At the very start of the year I proposed a task for you to work on: de-compose an auto or home advertisement or television show. I was trying to get you to think about perspective as it applies to angle of view.
WPPI's (Wedding and Portrait Photography) big shindig is coming up in March, and one of the things that got me thinking about that first photography task was that I wanted to attend this year and work on my own people photography skills. Besides interacting with your subject, there's the whole decision about how you're handling perspective and angle of view stylistically. I've been grappling with whether to keep the 85mm f/1.2 S or the 135mm f/1.8 S, and that's part of the issue I'm trying to figure out. It's not likely I'd use and carry both, so...
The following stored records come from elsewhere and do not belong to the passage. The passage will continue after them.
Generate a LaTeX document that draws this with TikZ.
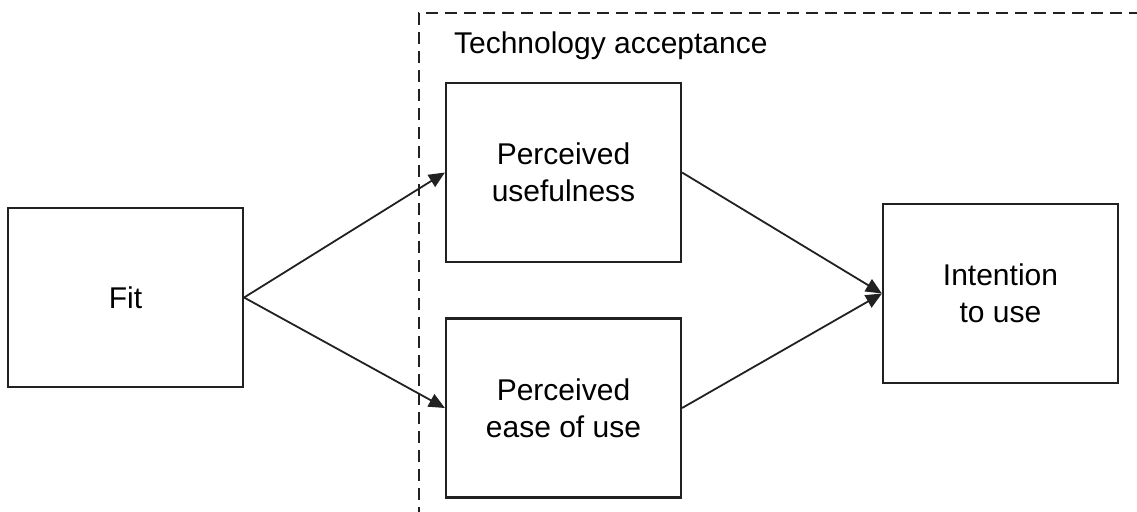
\documentclass[tikz,border=0pt]{standalone}
\usepackage{fontspec}
\setmainfont{Liberation Sans}
\usetikzlibrary{arrows.meta}
\definecolor{LineGray}{rgb}{0.13,0.13,0.13}

\begin{document}
\begin{tikzpicture}[x=0.5pt,y=-0.5pt,
  font=\fontsize{15}{18.5}\selectfont,
  box/.style={draw=LineGray,line width=1.1pt,minimum width=117.5pt,minimum height=89.5pt,align=center,inner sep=0pt},
  link/.style={draw=LineGray,line width=0.9pt,-{Triangle[length=8pt,width=7pt]}}]
\useasboundingbox (0,0) rectangle (1137,511);

% dashed frame, running off the page at right and bottom
\begin{scope}
\clip (0,0) rectangle (1137,511);
\draw[LineGray,line width=1.1pt,dash pattern=on 6pt off 3.5pt] (1160,13) -- (419,13) -- (419,540);
\end{scope}
\node[anchor=base west] (tam) at (447,53) {Technology acceptance};

\node[box] (fit) at (125.5,297.5) {Fit};
\node[box] (pu) at (563.5,172.5) {Perceived\\usefulness};
\node[box] (peou) at (563.5,408) {Perceived\\ease of use};
\node[box] (iu) at (1000.5,293.5) {Intention\\to use};

\draw[link] (fit.east) -- (pu.west);
\draw[link] (fit.east) -- (peou.west);
\draw[link] (pu.east) -- (iu.west);
\draw[link] (peou.east) -- (iu.west);

\end{tikzpicture}
\end{document}
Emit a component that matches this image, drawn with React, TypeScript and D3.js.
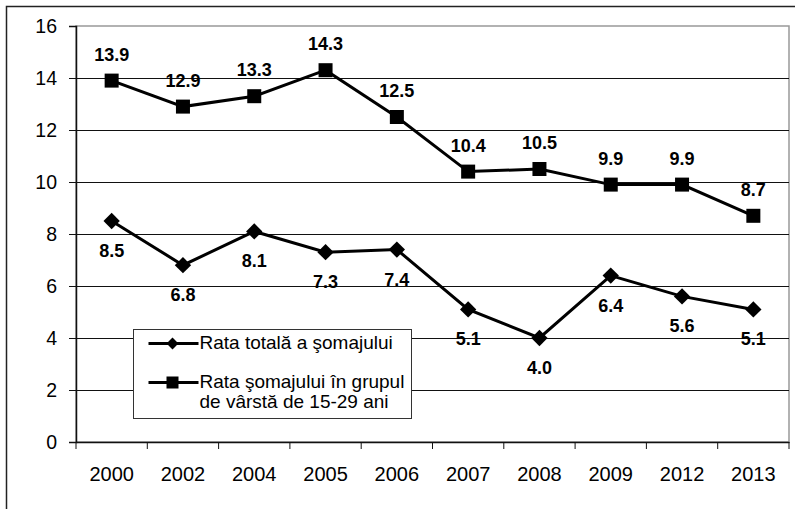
import React, { useRef, useEffect } from 'react';
import * as d3 from 'd3';

const years = ['2000', '2002', '2004', '2005', '2006', '2007', '2008', '2009', '2012', '2013'];
const totalRate = [8.5, 6.8, 8.1, 7.3, 7.4, 5.1, 4.0, 6.4, 5.6, 5.1];
const youthRate = [13.9, 12.9, 13.3, 14.3, 12.5, 10.4, 10.5, 9.9, 9.9, 8.7];
const yTicks = [0, 2, 4, 6, 8, 10, 12, 14, 16];
const legendLabels = ['Rata totală a şomajului', 'Rata şomajului în grupul', 'de vârstă de 15-29 ani'];

const width = 795;
const height = 509;

function App() {
  const svgRef = useRef<SVGSVGElement>(null);

  useEffect(() => {
    const margin = { top: 26, right: 6, bottom: 67, left: 76 };
    const innerWidth = width - margin.left - margin.right;
    const innerHeight = height - margin.top - margin.bottom;
    const font = '"Liberation Sans", Arial, sans-serif';

    const svg = d3.select(svgRef.current);
    svg.selectAll('*').remove();

    // outer frame (right/bottom fall off the picture)
    svg.append('rect')
      .attr('x', 6.5).attr('y', 6.5)
      .attr('width', width + 20).attr('height', height + 20)
      .attr('fill', 'none').attr('stroke', '#222').attr('stroke-width', 1.5);

    const x = d3.scaleBand().domain(years).range([0, innerWidth]);
    const y = d3.scaleLinear().domain([0, 16]).range([innerHeight, 0]);

    const g = svg.append('g')
      .attr('transform', `translate(${margin.left}, ${margin.top})`);

    // plot area border
    g.append('rect')
      .attr('x', 0).attr('y', 0)
      .attr('width', innerWidth).attr('height', innerHeight)
      .attr('fill', 'none').attr('stroke', '#999').attr('stroke-width', 1.5);

    // gridlines
    g.selectAll('.grid')
      .data(yTicks.filter(t => t > 0 && t < 16))
      .enter()
      .append('line')
      .attr('x1', 0).attr('x2', innerWidth)
      .attr('y1', d => Math.round(y(d)) + 0.5).attr('y2', d => Math.round(y(d)) + 0.5)
      .attr('stroke', '#111').attr('stroke-width', 1);

    // Y axis
    const yAxis = g.append('g')
      .call(d3.axisLeft(y).tickValues(yTicks).tickSize(7).tickPadding(12));
    yAxis.select('.domain').attr('stroke', '#111').attr('stroke-width', 1.5);
    yAxis.selectAll('line').attr('stroke', '#111');
    yAxis.selectAll('text')
      .attr('font-family', font).attr('font-size', 19.5).attr('fill', '#000');

    // X axis
    const xAxis = g.append('g')
      .attr('transform', `translate(0, ${innerHeight})`)
      .call(d3.axisBottom(x).tickSize(0).tickPadding(25));
    xAxis.select('.domain').attr('stroke', '#111').attr('stroke-width', 1.5);
    xAxis.selectAll('text')
      .attr('font-family', font).attr('font-size', 20).attr('fill', '#000');
    xAxis.selectAll('.sep')
      .data(d3.range(years.length + 1))
      .enter()
      .append('line')
      .attr('x1', i => i * x.step()).attr('x2', i => i * x.step())
      .attr('y1', 0).attr('y2', 7)
      .attr('stroke', '#111');

    const cx = (i: number) => (x(years[i]) as number) + x.bandwidth() / 2;
    const line = d3.line<number>().x((d, i) => cx(i)).y(d => y(d));
    const diamond = d3.symbol().type(d3.symbolDiamond2).size(170);

    // total series
    g.append('path').datum(totalRate)
      .attr('d', line).attr('fill', 'none').attr('stroke', '#000').attr('stroke-width', 3);
    g.selectAll('.dia')
      .data(totalRate).enter().append('path')
      .attr('d', diamond)
      .attr('transform', (d, i) => `translate(${cx(i)}, ${y(d)})`)
      .attr('fill', '#000');
    g.selectAll('.lblT')
      .data(totalRate).enter().append('text')
      .attr('x', (d, i) => cx(i)).attr('y', d => y(d) + 36)
      .attr('text-anchor', 'middle')
      .attr('font-family', font).attr('font-size', 18).attr('font-weight', 'bold')
      .text(d => d.toFixed(1));

    // youth series
    g.append('path').datum(youthRate)
      .attr('d', line).attr('fill', 'none').attr('stroke', '#000').attr('stroke-width', 3);
    g.selectAll('.sq')
      .data(youthRate).enter().append('rect')
      .attr('x', (d, i) => cx(i) - 7).attr('y', d => y(d) - 7)
      .attr('width', 14).attr('height', 14)
      .attr('fill', '#000');
    g.selectAll('.lblY')
      .data(youthRate).enter().append('text')
      .attr('x', (d, i) => cx(i)).attr('y', d => y(d) - 20)
      .attr('text-anchor', 'middle')
      .attr('font-family', font).attr('font-size', 18).attr('font-weight', 'bold')
      .text(d => d.toFixed(1));

    // Legend
    const lg = svg.append('g').attr('transform', 'translate(133.5, 329.5)');
    lg.append('rect')
      .attr('width', 278).attr('height', 89)
      .attr('fill', '#fff').attr('stroke', '#333').attr('stroke-width', 1);
    const rows = [14, 53];
    const legendDiamond = d3.symbol().type(d3.symbolDiamond2).size(90);
    rows.forEach((ry, k) => {
      lg.append('line')
        .attr('x1', 15).attr('x2', 65).attr('y1', ry).attr('y2', ry)
        .attr('stroke', '#000').attr('stroke-width', 3);
      if (k === 0) {
        lg.append('path').attr('d', legendDiamond).attr('transform', `translate(39, ${ry})`).attr('fill', '#000');
      } else {
        lg.append('rect').attr('x', 33).attr('y', ry - 6).attr('width', 12).attr('height', 12).attr('fill', '#000');
      }
    });
    lg.selectAll('.lt')
      .data(legendLabels).enter().append('text')
      .attr('x', 66)
      .attr('y', (d, i) => [19, 58, 78][i])
      .attr('font-family', font).attr('font-size', 19).attr('fill', '#000')
      .text(d => d);
  }, []);

  return (
    <svg
      ref={svgRef}
      width={width}
      height={height}
      style={{ position: 'absolute', left: 0, top: 0, background: '#fff' }}
    />
  );
}

export default App;
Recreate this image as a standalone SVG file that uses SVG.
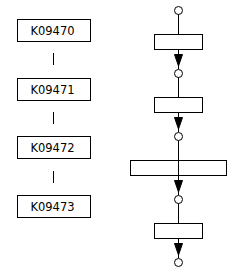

One of the reasons I pointed to video for your first task was that DPs (director of photography) and directors there spend a great deal of time thinking about this. They'll storyboard what they want things to look like, then re-assess on set, and still be arguing about it in the edit.
Of course, one thing that videographers are doing is trying to piece together multiple clips in a way that isn't just a bunch standoffish wide angle viewpoints that create a boring and uninteresting series. Clips that'll assemble together without jarring the viewer. (Feature films sometimes violate that purposefully, to emphasize a mood or set the viewer on edge. Note the odd jump cuts at the beginning of Stanley Kubrick's The Shining, for example.)
What you probably don't know is that there's an incredible amount of literature covering the various things you can do with lens choice and camera position in film and video, and directors are always looking for ways to re-invigorate the basics. If you're interested, there's a series of books, Master Shots, volumes 1 through 3, that provide 300 different ways to set up the camera/subject relationship. In the photography world, crickets on the same subject, basically.
Where the videographers and filmmakers share information and ideas incessantly, still photographers seem reluctant to expose what they're doing with camera/subject relationships. Rick Sammon had a book called Camera Angles back in 1994, and I've seen a few others along the way, but for the most part, camera/subject relationship isn't really a thing that gets written about a lot these days. Heaven help you if you don't have 0.01EV more dynamic range or missed focus by a fraction of a inch, but posing and dealing with subjects is something that doesn't seem to attract the gear heads that inhabit most of the photography sites these days. I'll have more to say on the subject later in the year.
If you are interested in the camera/subject relationship in the meantime, I can heartily recommend WPPI (and bring your camera!). This year's show is at the Mirage in Las Vegas from March 3-7. As a bonus, the expo floor at WPPI is where you're likely to find all the new gear that was announced in Japan at CP+ a couple of weeks earlier.